World Teachers’ Day

Today, October 5th, is World Teachers Day is coming up on October. This year’s theme is “Stand Up for Teachers.” Most people have never heard of it. For me, it’s World Teachers Day 365 days a year. If we don’t up for those who hold society on top of their shoulders, a catastrophe is certain.

In 2000, I founded Teachers Without Borders (TWB), a global non-profit designed to connect teaching and international development because teachers are the true catalysts of change, the acupuncture points of our society, and the glue that holds the world together. Today, with a small staff and an army of volunteers, the organization has been adopted by members in 184 countries.

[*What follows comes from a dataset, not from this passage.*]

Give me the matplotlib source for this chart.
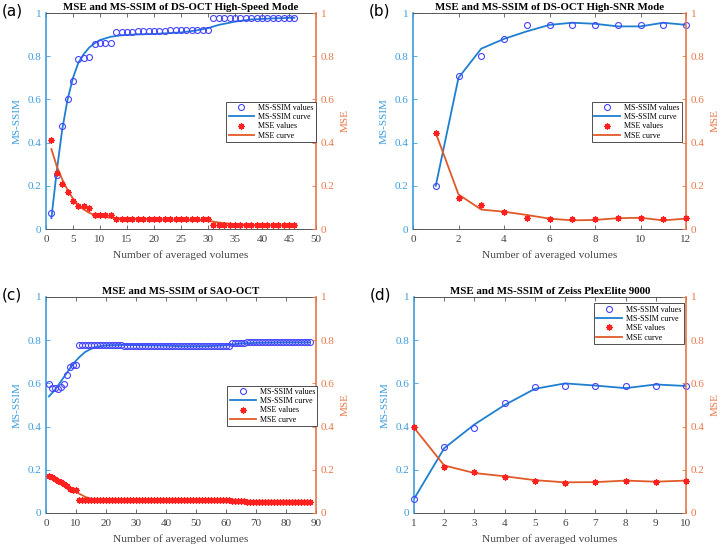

At 59 million, teachers represent the largest professionally-trained group in the world. They know who is sick or missing or orphaned by AIDS. They have their ear to the ground. They’re the ones most qualified to take a community’s pulse. Unfortunately, the voices of teachers are rarely heard. More often than not, they are demonized as the problem, not the solution.

I focus on telling the stories of teachers who have made an extraordinary difference in their own communities — in national and natural disasters, in settings wholly devoid of resources or support, and against almost insurmountable odds. The world may be a cesspool, but it’s filled with generous people. Teachers are at the top of that list.

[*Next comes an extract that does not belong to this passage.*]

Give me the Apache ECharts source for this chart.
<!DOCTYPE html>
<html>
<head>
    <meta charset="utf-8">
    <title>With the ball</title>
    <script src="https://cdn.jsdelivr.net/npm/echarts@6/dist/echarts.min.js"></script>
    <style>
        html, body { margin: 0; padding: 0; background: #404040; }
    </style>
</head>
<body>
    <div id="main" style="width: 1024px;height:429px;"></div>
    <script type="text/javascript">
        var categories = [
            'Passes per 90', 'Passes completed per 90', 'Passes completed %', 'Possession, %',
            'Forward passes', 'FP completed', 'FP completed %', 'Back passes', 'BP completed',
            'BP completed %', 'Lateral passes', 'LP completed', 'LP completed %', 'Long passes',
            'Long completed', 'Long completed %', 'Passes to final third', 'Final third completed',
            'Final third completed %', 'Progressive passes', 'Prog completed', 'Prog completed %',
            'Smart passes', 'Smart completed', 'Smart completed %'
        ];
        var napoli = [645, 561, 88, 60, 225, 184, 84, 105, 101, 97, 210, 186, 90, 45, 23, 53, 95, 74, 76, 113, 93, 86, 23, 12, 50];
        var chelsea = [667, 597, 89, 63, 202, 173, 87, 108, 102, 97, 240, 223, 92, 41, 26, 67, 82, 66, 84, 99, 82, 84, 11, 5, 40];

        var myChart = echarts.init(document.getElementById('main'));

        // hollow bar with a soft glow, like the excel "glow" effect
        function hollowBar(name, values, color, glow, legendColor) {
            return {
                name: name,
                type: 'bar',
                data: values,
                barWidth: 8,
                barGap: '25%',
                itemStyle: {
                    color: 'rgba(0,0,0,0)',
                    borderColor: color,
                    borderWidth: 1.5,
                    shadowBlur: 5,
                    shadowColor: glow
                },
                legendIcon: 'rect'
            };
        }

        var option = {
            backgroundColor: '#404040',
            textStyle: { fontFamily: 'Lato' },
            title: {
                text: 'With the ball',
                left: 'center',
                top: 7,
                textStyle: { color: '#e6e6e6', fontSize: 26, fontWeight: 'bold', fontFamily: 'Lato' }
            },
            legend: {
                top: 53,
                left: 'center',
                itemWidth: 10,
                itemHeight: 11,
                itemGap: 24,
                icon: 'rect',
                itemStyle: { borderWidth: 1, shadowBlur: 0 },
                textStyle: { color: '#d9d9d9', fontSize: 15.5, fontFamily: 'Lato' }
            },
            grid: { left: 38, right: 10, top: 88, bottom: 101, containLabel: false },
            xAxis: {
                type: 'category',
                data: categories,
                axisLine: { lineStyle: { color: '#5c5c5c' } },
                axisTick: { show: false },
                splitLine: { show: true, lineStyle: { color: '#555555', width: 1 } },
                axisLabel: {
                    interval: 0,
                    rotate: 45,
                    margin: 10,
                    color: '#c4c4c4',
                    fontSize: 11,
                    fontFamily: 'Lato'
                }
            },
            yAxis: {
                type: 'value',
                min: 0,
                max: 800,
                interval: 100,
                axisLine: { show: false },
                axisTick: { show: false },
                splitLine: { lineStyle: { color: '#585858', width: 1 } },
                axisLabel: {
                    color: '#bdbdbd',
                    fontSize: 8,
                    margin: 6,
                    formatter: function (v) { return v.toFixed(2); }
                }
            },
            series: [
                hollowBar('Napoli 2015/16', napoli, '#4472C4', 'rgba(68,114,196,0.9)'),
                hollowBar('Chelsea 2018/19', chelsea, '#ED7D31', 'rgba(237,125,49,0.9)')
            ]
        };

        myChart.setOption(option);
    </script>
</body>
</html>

As a high-school principal in the 80s and 90s, I sought a global perspective on issues of education, childhood, the future. To get the conversation going, I asked a simple question of teachers around the world. “What do you see outside your window?” What I learned changed me.

On one particularly pivotal day, a teacher from Nicaragua and another from Norway described what they saw outside their windows. After having suffered through weeks of unbearable heat, one teacher wanted to see and feel snow for the first time. The other, feeling trapped by dark northern days ahead, longed to bask in the sun. I simply connected them. What followed was a set of interactions that propelled me to quit my comfortable job as a principal and found Teachers Without Borders.

My organization supports teachers who don’t have time — but who somehow make time — for change. Teachers who don’t have much pocket change, but who change their communities anyway. Teachers who don’t have resources, but fashion them out of local materials and who rely upon their colleagues. Teachers without publicity firms, yet with a capacity to transform their communities — regardless of who is looking. These are teachers who don’t wait for an acts of Congress; rather, they work from acts of conscience. The world may be a cesspool, but it’s filled with generous people. And teachers are at the top of that list.

It’s easy to catalog horror stories about pseudo-humanitarian con artists, corrupt organizations, or roads to hell paved with good intention. Teachers see this on a daily basis, but they simply don’t have the time for cynicism. It’s also easy to promote a particular magic-bullet, killer-app, or one-size-fits-all solution to intractable global issues. But any teacher can tell you that the context for learning is far more complex than that. We can inform and energize the education debate by championing those teachers who face derision, betrayal, and attack, yet who continue to teach anyway, and who make monumental compromises, yet who will never settle for being compromised.

Brains are evenly distributed around the world, but education is not. Policies are instrumental for ensuring the rule of law, but they are not sufficient. Generosity and reciprocity are abundant, but wholly underutilized. On World Teachers Day, let’s look outside our own windows and stand up for teachers — without the constraints of borders. It is, in the end, our only hope to avoid catastrophe.

Fred Mednick

Founder of Teachers Without Borders and Professor of Education Sciences at Vrije Universiteit Brussel (University of Brussels).